The above example of searching through an array of keywords, can thus be rewritten to eliminate variable i
private boolean isKeyword(String token, String[] keywords) {
for (final String element : keywords)
if (element.equals(token))
return true;
return false;
}
The following represents a common structure of the main function of many file processing applications.
public static void main(String argv[]) {
for (int i = 0; i < argv.length; i++) {
try {
System.out.println("Processing ["+argv[i]+"]");
process(new FileReader(argv[i])));
System.out.println("No errors processing " + argv[i]);
} catch (Exception e) {
e.printStackTrace(System.out);
System.exit(1);
}
}
}
With this technique, it is simplified to the following
public static void main(String argv[]) {
for (final String f : argv) {
try {
System.out.println("Processing ["+f+"]");
process(new FileReader(f)));
System.out.println("No errors processing " + f);
} catch (Exception e) {
e.printStackTrace(System.out);
System.exit(1);
}
}
}
Old Java code iterating over collections uses an instance of class Iterator
to carry out the iteration.

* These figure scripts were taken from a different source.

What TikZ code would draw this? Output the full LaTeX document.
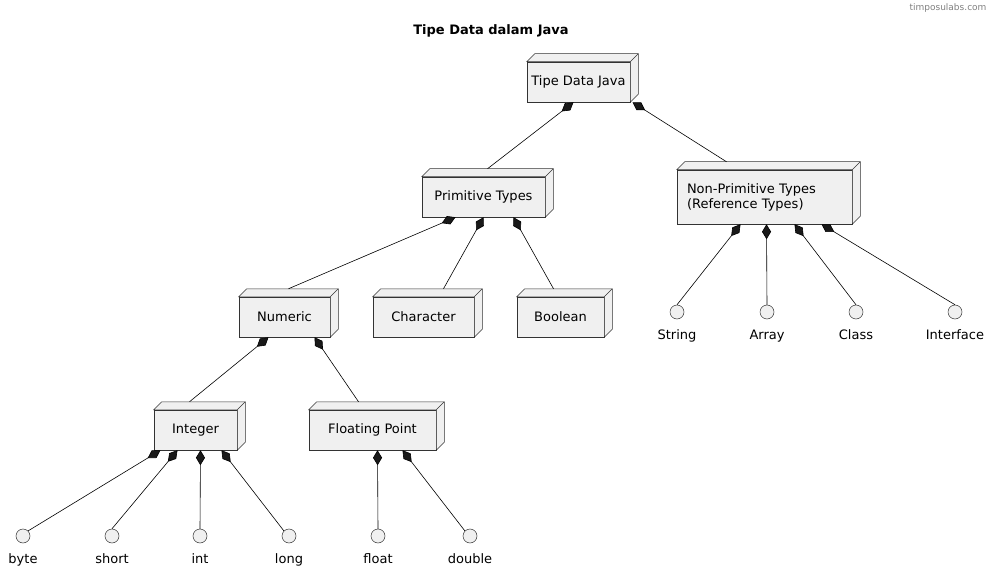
\documentclass[tikz,border=0pt]{standalone}
\usepackage{fontspec}
\setmainfont{DejaVu Sans}
\usetikzlibrary{arrows.meta}
\tikzset{
  box/.style={draw=black!80,fill=black!6,line width=0.5pt,minimum height=40pt,inner sep=0pt,font=\fontsize{13}{15}\selectfont,align=left},
  ifc/.style={circle,draw=black!80,fill=black!6,line width=0.5pt,minimum size=14pt,inner sep=0pt},
  lbl/.style={font=\fontsize{13}{15}\selectfont},
  comp/.style={line width=0.6pt,{Diamond[fill=black!90,length=15pt,width=9pt]}-}
}
\newcommand{\threed}[1]{%
  \filldraw[draw=black!80,fill=black!6,line width=0.5pt] (#1.north west) -- ++(8,-8) -| ([shift={(8,-8)}]#1.south east) -- (#1.south east) -- (#1.north east) -- cycle;
  \draw[black!80,line width=0.5pt] (#1.north east) -- ++(8,-8);}
\begin{document}
\begin{tikzpicture}[x=1pt,y=-1pt]
\useasboundingbox (0,0) rectangle (994,575);
\node[font=\fontsize{9}{11}\selectfont,text=black!50,anchor=north east] (wm) at (990,0) {timposulabs.com};
\node[font=\bfseries\fontsize{13}{15}\selectfont] (title) at (491,31) {Tipe Data dalam Java};
\node[box,minimum width=103pt] (tdj) at (578.5,82) {Tipe Data Java};
\node[box,minimum width=123pt] (prim) at (483.5,197) {Primitive Types};
\node[box,minimum width=175pt,minimum height=54pt,text width=155pt] (nonp) at (764.5,197) {Non-Primitive Types\\(Reference Types)};
\node[box,minimum width=91pt] (num) at (284.5,317) {Numeric};
\node[box,minimum width=101pt] (chr) at (423.5,317) {Character};
\node[box,minimum width=87pt] (bool) at (560.5,317) {Boolean};
\node[box,minimum width=83pt] (int) at (195.5,430) {Integer};
\node[box,minimum width=127pt] (flt) at (372.5,430) {Floating Point};
\foreach \n in {tdj,prim,nonp,num,chr,bool,int,flt}{\threed{\n}}
\foreach \n/\x/\y/\t in {s/677/312/String,a/767/312/Array,c/856/312/Class,i/955/312/Interface,by/23/536/byte,sh/112/536/short,in/200/536/int,lo/289/536/long,fl/378/536/float,do/470/536/double}{
  \node[ifc] (\n) at (\x,\y) {};
  \node[lbl,anchor=north] (\n l) at (\x,\y+14) {\t};
}
\draw[comp] ([xshift=-5]tdj.south) -- ([shift={(4,-8)}]prim.north);
\draw[comp] ([xshift=54]tdj.south) -- ([shift={(-38,-8)}]nonp.north);
\draw[comp] ([xshift=-28]prim.south) -- ([shift={(4,-8)}]num.north);
\draw[comp] ([xshift=0]prim.south) -- ([shift={(20,-8)}]chr.north);
\draw[comp] ([xshift=30]prim.south) -- ([shift={(-7,-8)}]bool.north);
\draw[comp] ([xshift=-24]nonp.south) -- (s.north);
\draw[comp] ([xshift=2]nonp.south) -- (a.north);
\draw[comp] ([xshift=30]nonp.south) -- (c.north);
\draw[comp] ([xshift=57]nonp.south) -- (i.north);
\draw[comp] ([xshift=-16]num.south) -- ([shift={(-6,-8)}]int.north);
\draw[comp] ([xshift=30]num.south) -- ([shift={(-14,-8)}]flt.north);
\draw[comp] ([xshift=-35]int.south) -- (by.north east);
\draw[comp] ([xshift=-18]int.south) -- (sh.north);
\draw[comp] ([xshift=5]int.south) -- (in.north);
\draw[comp] ([xshift=26]int.south) -- (lo.north west);
\draw[comp] ([xshift=5]flt.south) -- (fl.north);
\draw[comp] ([xshift=30]flt.south) -- (do.north west);
\end{tikzpicture}
\end{document}
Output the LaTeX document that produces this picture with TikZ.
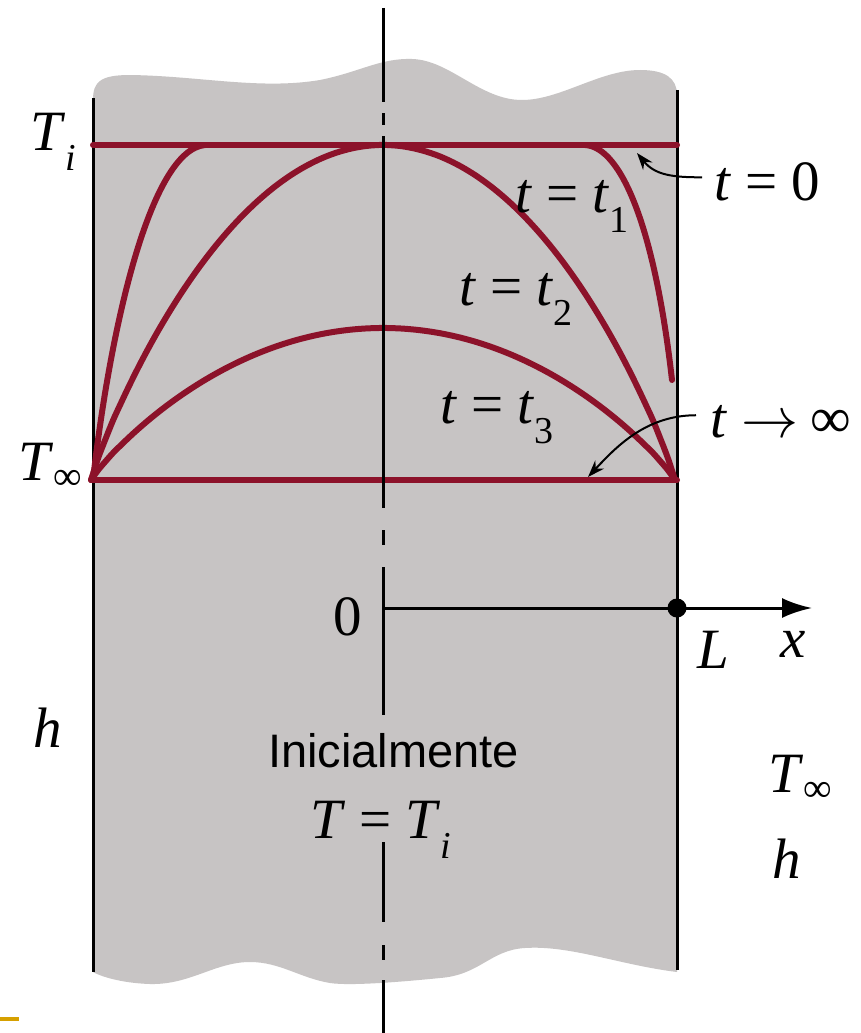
\RequirePackage{fix-cm}
\documentclass[tikz,border=0pt]{standalone}
\usepackage{fontspec}
\setmainfont{Liberation Serif}
\newfontfamily\labelsans{Liberation Sans}
\usetikzlibrary{arrows.meta}
\definecolor{slabgray}{RGB}{199,196,196}
\definecolor{curvered}{RGB}{140,18,42}
\definecolor{barorange}{RGB}{214,160,0}
\newcommand{\mainsz}{\fontsize{57}{60}\selectfont}
\newcommand{\lowsub}[1]{\raisebox{-20pt}{\fontsize{38}{38}\selectfont #1}}
\newcommand{\infsub}{\raisebox{-9pt}{\fontsize{40}{40}\selectfont ∞}}
\begin{document}
\begin{tikzpicture}[x=1pt,y=-1pt,
  wall/.style={line width=3pt,black},
  profile/.style={curvered,line width=6pt,line cap=round,line join=round},
  midline/.style={line width=3pt,black},
  lbl/.style={inner sep=0pt,anchor=base west,font=\mainsz},
  pointer/.style={line width=2pt,-{Stealth[length=17pt,width=12pt]}},
  axisline/.style={line width=3pt,-{Latex[length=30pt,width=20pt]}}]
\useasboundingbox (0,0) rectangle (861,1033);
\fill[white] (0,0) rectangle (861,1033);
% slab
\fill[slabgray] (93,972) -- (93,100) .. controls (93,82) and (100,75) .. (130,75)
  .. controls (200,76) and (260,90) .. (320,80)
  .. controls (360,72) and (380,58) .. (412,59)
  .. controls (450,60) and (480,100) .. (522,100)
  .. controls (560,100) and (600,70) .. (640,70)
  .. controls (665,70) and (677,78) .. (677,95)
  -- (677,972)
  .. controls (620,965) and (570,945) .. (525,948)
  .. controls (490,950) and (480,975) .. (440,978)
  .. controls (400,982) and (350,986) .. (330,983)
  .. controls (300,978) and (280,962) .. (250,962)
  .. controls (215,962) and (190,985) .. (150,984)
  .. controls (120,983) and (100,976) .. (93,972) -- cycle;
% walls
\draw[wall] (93,98) -- (93,972);
\draw[wall] (677,90) -- (677,970);
% profiles
\draw[profile] (93,145) -- (677,145);
\draw[profile] (93,480) -- (677,480);
\draw[profile] (93,480) .. controls (110,330) and (150,150) .. (205,145);
\draw[profile] (585,145) .. controls (622,147) and (655,230) .. (672,380);
\draw[profile] plot[domain=-1:1,samples=80,smooth] ({383+292*\x},{480-335*pow(max(1-\x*\x,0.00001),0.9)});
\draw[profile] plot[domain=-1:1,samples=80,smooth] ({383+292*\x},{480-152*pow(max(1-\x*\x,0.00001),0.9)});
% center line
\draw[midline] (383,8) -- (383,102);
\draw[midline] (383,113) -- (383,125);
\draw[midline] (383,136) -- (383,508);
\draw[midline] (383,530) -- (383,545);
\draw[midline] (383,567) -- (383,715);
\draw[midline] (383,842) -- (383,922);
\draw[midline] (383,945) -- (383,960);
\draw[midline] (383,980) -- (383,1033);
% x axis
\coordinate (origin) at (383,608);
\coordinate (xtip) at (812,608);
\draw[axisline] (origin) -- (xtip);
\node[circle,fill=black,inner sep=0pt,minimum size=19pt] (Ldot) at (677,608) {};
% orange bar
\fill[barorange] (0,1017) rectangle (19,1021);
% labels
\node[lbl] (Tileft) at (30,150) {\textit{T}\lowsub{\textit{i}}};
\node[lbl] (Tinfleft) at (18,480) {\textit{T}\infsub};
\node[lbl] (tzero) at (714,200) {\textit{t} = 0};
\node[lbl] (tone) at (515,212) {\textit{t} = \textit{t}\lowsub{1}};
\node[lbl] (ttwo) at (459,305) {\textit{t} = \textit{t}\lowsub{2}};
\node[lbl] (tthree) at (440,423) {\textit{t} = \textit{t}\lowsub{3}};
\node[lbl] (tinf) at (710,437) {\textit{t}\hspace{14pt}$\rightarrow$\hspace{12pt}∞};
\node[lbl] (zero) at (333,635) {0};
\node[lbl] (Llab) at (697,668) {\textit{L}};
\node[lbl] (xlab) at (780,657) {\textit{x}};
\node[lbl] (hleft) at (33,747) {\textit{h}};
\node[inner sep=0pt,anchor=base west,font={\labelsans\fontsize{47}{50}\selectfont}] (init) at (268,767) {Inicialmente};
\node[lbl] (TeqTi) at (310,838) {\textit{T} = \textit{T}\lowsub{\textit{i}}};
\node[lbl] (Tinfright) at (768,792) {\textit{T}\infsub};
\node[lbl] (hright) at (772,878) {\textit{h}};
% pointers
\coordinate (tzerotip) at (637,153);
\coordinate (tinftip) at (588,477);
\draw[pointer] ([xshift=-12pt,yshift=4pt]tzero.west) .. controls +(-30,0) and +(18,22) .. (tzerotip);
\draw[pointer] ([xshift=-14pt,yshift=6pt]tinf.west) .. controls +(-50,0) and +(28,-30) .. (tinftip);
\end{tikzpicture}
\end{document}
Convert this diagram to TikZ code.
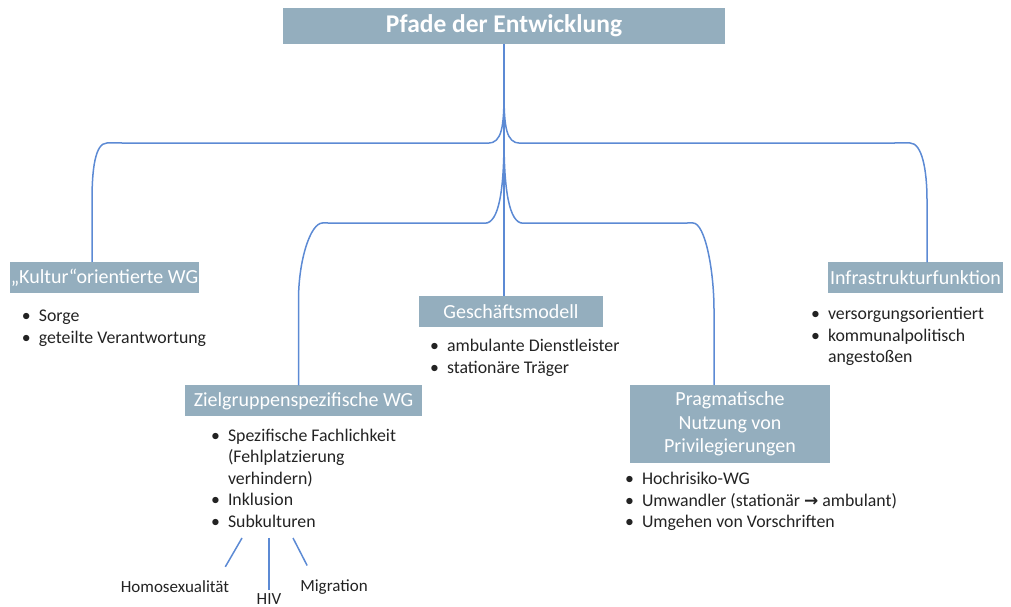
\documentclass[tikz,border=0pt]{standalone}
\usepackage{fontspec}
\setmainfont{Carlito}
\usetikzlibrary{positioning, calc}
\definecolor{boxfill}{RGB}{148,174,190}
\definecolor{linkblue}{RGB}{92,138,212}
\definecolor{itemtext}{RGB}{35,35,35}
\tikzstyle{box}=[fill=boxfill, text=white, inner sep=2pt, minimum height=31pt, font=\fontsize{20}{23.5}\selectfont]
\tikzstyle{list}=[text=itemtext, align=left, inner sep=0pt, font=\fontsize{17.8}{21.5}\selectfont]
\tikzstyle{sub}=[text=itemtext, inner sep=0pt, font=\fontsize{17}{19}\selectfont]
\tikzstyle{link}=[draw=linkblue, line width=1.5pt]
\newcommand{\bul}{\makebox[17pt][l]{\textbullet}}
\newcommand{\cont}{\hspace*{17pt}}

\begin{document}
\begin{tikzpicture}[x=1pt, y=1pt]
    \useasboundingbox (0,0) rectangle (1011,607);
    % boxes
    \node[box, minimum width=442pt, minimum height=36pt, font=\fontsize{25.5}{28}\selectfont\bfseries] (title) at (504,581) {Pfade der Entwicklung};
    \node[box, minimum width=185pt, inner sep=1pt] (kul) at (104.5,329.5) {„Kultur“orientierte WG};
    \node[box, minimum width=237pt] (ziel) at (303.5,206) {Zielgruppenspezifische WG};
    \node[box, minimum width=184pt] (gesch) at (511,295.5) {Geschäftsmodell};
    \node[box, minimum width=200pt, minimum height=78pt, align=center] (prag) at (730,183) {Pragmatische\\Nutzung von\\Privilegierungen};
    \node[box, minimum width=175pt] (infra) at (915.5,329) {Infrastrukturfunktion};
    % lists (base = last line)
    \node[list, anchor=base west] (kullist) at ($(kul.south west)+(12,-50)$)
        {\bul Sorge\\ \bul geteilte Verantwortung};
    \node[list, anchor=base west] (ziellist) at ($(ziel.south west)+(26,-110.5)$)
        {\bul Spezifische Fachlichkeit\\ \cont (Fehlplatzierung\\ \cont verhindern)\\ \bul Inklusion\\ \bul Subkulturen};
    \node[list, anchor=base west] (geschlist) at ($(gesch.south west)+(11,-46)$)
        {\bul ambulante Dienstleister\\ \bul stationäre Träger};
    \node[list, anchor=base west] (praglist) at ($(prag.south west)+(-5,-64.5)$)
        {\bul Hochrisiko-WG\\ \bul Umwandler (stationär {\fontspec{DejaVu Sans}\fontsize{17}{19}\selectfont\bfseries →} ambulant)\\ \bul Umgehen von Vorschriften};
    \node[list, anchor=base west] (infralist) at ($(infra.south west)+(-17,-69)$)
        {\bul versorgungsorientiert\\ \bul kommunalpolitisch\\ \cont angestoßen};
    % subcultures
    \node[sub] (homo) at (175,20) {Homosexualität};
    \node[sub] (hiv) at (269,8) {HIV};
    \node[sub] (migr) at (334,20) {Migration};
    % connectors
    \coordinate (outer) at (0,464);
    \coordinate (inner) at (0,384);
    \coordinate (kl) at ([xshift=-12.5pt]kul.north);
    \coordinate (zl) at ([xshift=-5pt]ziel.north);
    \coordinate (pr) at ([xshift=-16pt]prag.north);
    \coordinate (ir) at ([xshift=11.5pt]infra.north);
    \draw[link] (title.south) -- ++(0,-48) to[out=-90, in=0, out distance=34pt, in distance=14pt] ++(-16,-51)
        -- ($(kl |- outer)+(15,0)$) to[out=180, in=90, out distance=12pt, in distance=30pt] ($(kl |- outer)+(0,-57)$) -- (kl);
    \draw[link] (title.south) -- ++(0,-48) to[out=-90, in=180, out distance=34pt, in distance=14pt] ++(16,-51)
        -- ($(ir |- outer)+(-17,0)$) to[out=0, in=90, out distance=12pt, in distance=30pt] ($(ir |- outer)+(0,-57)$) -- (ir);
    \draw[link] (title.south) -- ++(0,-95) to[out=-90, in=0, out distance=50pt, in distance=14pt] ++(-19,-84)
        -- ($(zl |- inner)+(24,0)$) to[out=180, in=90, out distance=12pt, in distance=40pt] ($(zl |- inner)+(0,-77)$) -- (zl);
    \draw[link] (title.south) -- ++(0,-95) to[out=-90, in=180, out distance=50pt, in distance=14pt] ++(19,-84)
        -- ($(pr |- inner)+(-21,0)$) to[out=0, in=90, out distance=12pt, in distance=40pt] ($(pr |- inner)+(0,-87)$) -- (pr);
    \draw[link] (title.south) -- (title.south |- gesch.north);
    \coordinate (s1) at (242,69);
    \coordinate (s2) at (269,69);
    \coordinate (s3) at (293,69);
    \draw[link] (s1) -- ([shift={(-4,14)}]homo.north east);
    \draw[link] (s2) -- ([yshift=3pt]hiv.north);
    \draw[link] (s3) -- ([shift={(7,14)}]migr.north west);
\end{tikzpicture}
\end{document}
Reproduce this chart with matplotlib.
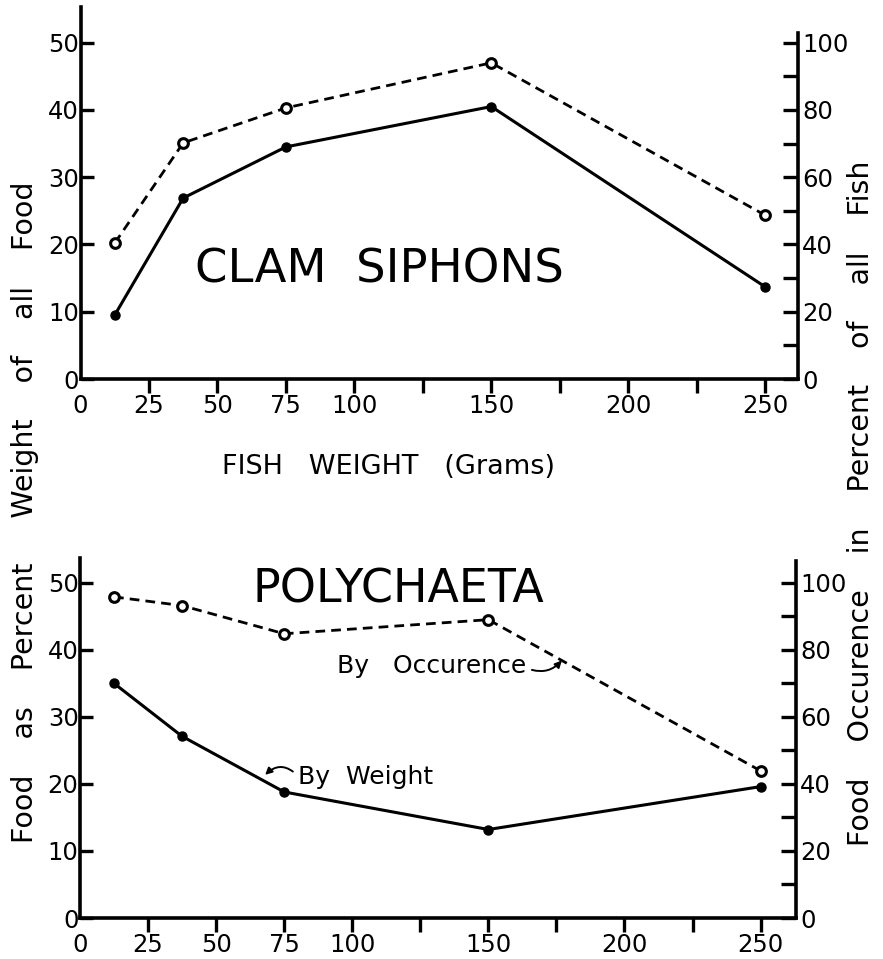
import numpy as np
import matplotlib.pyplot as plt

# fish weight classes (grams)
fish_weight = [12.5, 37.5, 75, 150, 250]

# clam siphons
clam_by_weight = [9.5, 26.9, 34.5, 40.5, 13.7]       # % of food weight
clam_by_occurence = [40.4, 70.2, 80.6, 94.0, 48.7]   # % of fish

# polychaeta
poly_by_weight = [35.0, 27.1, 18.8, 13.2, 19.6]
poly_by_occurence = [95.8, 93.2, 84.8, 89.0, 43.9]

x_ticks = [0, 25, 50, 75, 100, 125, 150, 175, 200, 225, 250]
x_tick_labels = ['0', '25', '50', '75', '100', '', '150', '', '200', '', '250']
left_ticks = [0, 10, 20, 30, 40, 50]
right_ticks = [0, 10, 20, 30, 40, 50, 60, 70, 80, 90, 100]
right_tick_labels = ['0', '', '20', '', '40', '', '60', '', '80', '', '100']

plt.rcParams['font.family'] = ['DejaVu Sans']
W, H = 883, 959
fig = plt.figure(figsize=(W / 100, H / 100), dpi=100)


def px_axes(x0, x1, y_bottom, y_top):
    return fig.add_axes([x0 / W, 1 - y_bottom / H, (x1 - x0) / W, (y_bottom - y_top) / H])


def style_panel(ax, ax2, xmax, ymax, right_top):
    ax.set_xlim(0, xmax)
    ax.set_ylim(0, ymax)
    ax2.set_ylim(0, ymax * 2)
    for s in ['top', 'right']:
        ax.spines[s].set_visible(False)
    for s in ['top', 'left', 'bottom']:
        ax2.spines[s].set_visible(False)
    for s in ['left', 'bottom']:
        ax.spines[s].set_linewidth(2.6)
    ax2.spines['right'].set_linewidth(2.6)
    ax2.spines['right'].set_bounds(0, right_top)

    ax.set_xticks(x_ticks)
    ax.set_xticklabels(x_tick_labels)
    ax.tick_params(axis='x', direction='out', length=10, width=2.4, labelsize=17.5, pad=1)
    ax.xaxis.get_major_ticks()[0].tick1line.set_visible(False)

    ax.set_yticks(left_ticks)
    ax.tick_params(axis='y', direction='in', length=9, width=2.4, labelsize=17.5, pad=1)

    ax2.set_yticks(right_ticks)
    ax2.set_yticklabels(right_tick_labels)
    ax2.tick_params(axis='y', direction='in', length=11, width=2.4, labelsize=17.5, pad=3)


def draw_lines(ax, ax2, by_weight, by_occurence):
    ax.plot(fish_weight, by_weight, color='black', lw=2.2, marker='o',
            markersize=6.5, zorder=3)
    ax2.plot(fish_weight, by_occurence, color='black', lw=2.0, dashes=(3.5, 2.2),
             marker='o', markersize=7, markerfacecolor='white',
             markeredgewidth=2.2, zorder=3)


# top panel: clam siphons
ax_top = px_axes(80.5, 798, 379, 7)
ax_top2 = ax_top.twinx()
style_panel(ax_top, ax_top2, 262, 55.3, 103)
draw_lines(ax_top, ax_top2, clam_by_weight, clam_by_occurence)
ax_top.text(109, 16.2, 'CLAM  SIPHONS', fontsize=33.5, ha='center', va='center')

# bottom panel: polychaeta
ax_bot = px_axes(80, 796, 918, 558)
ax_bot2 = ax_bot.twinx()
style_panel(ax_bot, ax_bot2, 263, 53.7, 106.6)
draw_lines(ax_bot, ax_bot2, poly_by_weight, poly_by_occurence)
ax_bot.text(117, 49, 'POLYCHAETA', fontsize=33, ha='center', va='center')

# labels with curved arrows onto the lines
x_occ = 177
ax_bot2.annotate('By   Occurence', xy=(x_occ, np.interp(x_occ, fish_weight, poly_by_occurence)),
                 xytext=(x_occ - 13, 75.3), fontsize=18, ha='right', va='center',
                 arrowprops=dict(arrowstyle='-|>', color='black', lw=1.4,
                                 connectionstyle='arc3,rad=0.35', mutation_scale=10,
                                 relpos=(1, 0.4), shrinkA=2, shrinkB=0))
x_wt = 68
ax_bot.annotate('By  Weight', xy=(x_wt, np.interp(x_wt, fish_weight, poly_by_weight) + 1.0),
                xytext=(x_wt + 12, 21.0), fontsize=18, ha='left', va='center',
                arrowprops=dict(arrowstyle='-|>', color='black', lw=1.4,
                                connectionstyle='arc3,rad=0.5', mutation_scale=10,
                                relpos=(0, 0.55), shrinkA=2, shrinkB=0))

# shared axis titles
fig.text(388 / W, 1 - 467 / H, 'FISH   WEIGHT   (Grams)', fontsize=19.5,
         ha='center', va='center')
fig.text(25 / W, 1 - 512 / H, 'Food    as    Percent     Weight    of    all    Food',
         fontsize=20.5, rotation=90, ha='center', va='center')
fig.text(861 / W, 1 - 503 / H, 'Food    Occurence    in    Percent    of    all    Fish',
         fontsize=20.5, rotation=90, ha='center', va='center')

fig.savefig('out.png', dpi=100)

This iteration variable can be eliminated.
The following function is drawn from class SecureRandom
of package java.security in the Java runtime library.
private static String getPrngAlgorithm() {
List provs = Providers.getProviderList().providers();
for (Iterator t = provs.iterator(); t.hasNext();) {
Provider p = (Provider) t.next();
for (Iterator u = p.getServices().iterator(); u.hasNext();) {
Service s = (Service) u.next();
if (s.getType().equals("SecureRandom")) {
return s.getAlgorithm();
}
}
}
return null;
}
In this function we have two iteration variables, t and u, both of which can be eliminated. Also, variable, provs is used only once, so it is safe to eliminate as well.
The result is:
private static String getPrngAlgorithm() {
for (Provider p : Providers.getProviderList().providers())
for (Service s : p.getServices())
if (s.getType().equals("SecureRandom"))
return s.getAlgorithm();
return null;
}
The NOT metric is reduced by this simplification by 50% (from 113 to 56).
Sometimes, several steps are required to eliminate a variable. Consider for example the following constructore
protected Term(IndexFactory a, Predicate target, List<Attribute> as, Location loc) {
super(a, loc);
predicate = target;
this.loc = loc;
Attribute[] temp = new Attribute[as.size()];
temp = as.toArray(temp);
for (int i = 0; i < temp.length; ++i)
temp[i] = as.get(i);
attributes = Sequence.make(temp);
}
We would like to eliminate both variable temp
and i
. This time, we cannot use an enhanced for loop syntax, since this iteration mechanism does not allow one update the underlying collection.
However, the elimination of i
is rather easy if we remember that the List
interface offers a toArray()
method, so we do not need variable i
to iterate over the array. The tricky part is that for reasons related to the implementation of generics in Java this method requires an array as a parameter. (There is also an overloaded version of this method which takes no parameters. Alas, this version returns an array of Object
s instead of an array of the right type.)
We thus write:
protected Term(IndexFactory a, Predicate target, List<Attribute> as, Location loc) {
super(a, loc);
predicate = target;
this.loc = loc;
Attribute[] temp = as.toArray(new Attribute[as.size()]);
attributes = Sequence.make(temp);
}
Now, we can eliminate temp altogether.
protected Term(IndexFactory a, Predicate target, List<Attribute> as, Location loc) {
super(a, loc);
predicate = target;
this.loc = loc;
attributes = Sequence.make(as.toArray(new Attribute[as.size()]));
}
Finally, re-examining the specification of toArray, we see that it does not need an array of the correct size, so instead
attributes = Sequence.make(as.toArray(new Attribute[as.size()]));
we can write
attributes = Sequence.make(as.toArray(new Attribute[0]));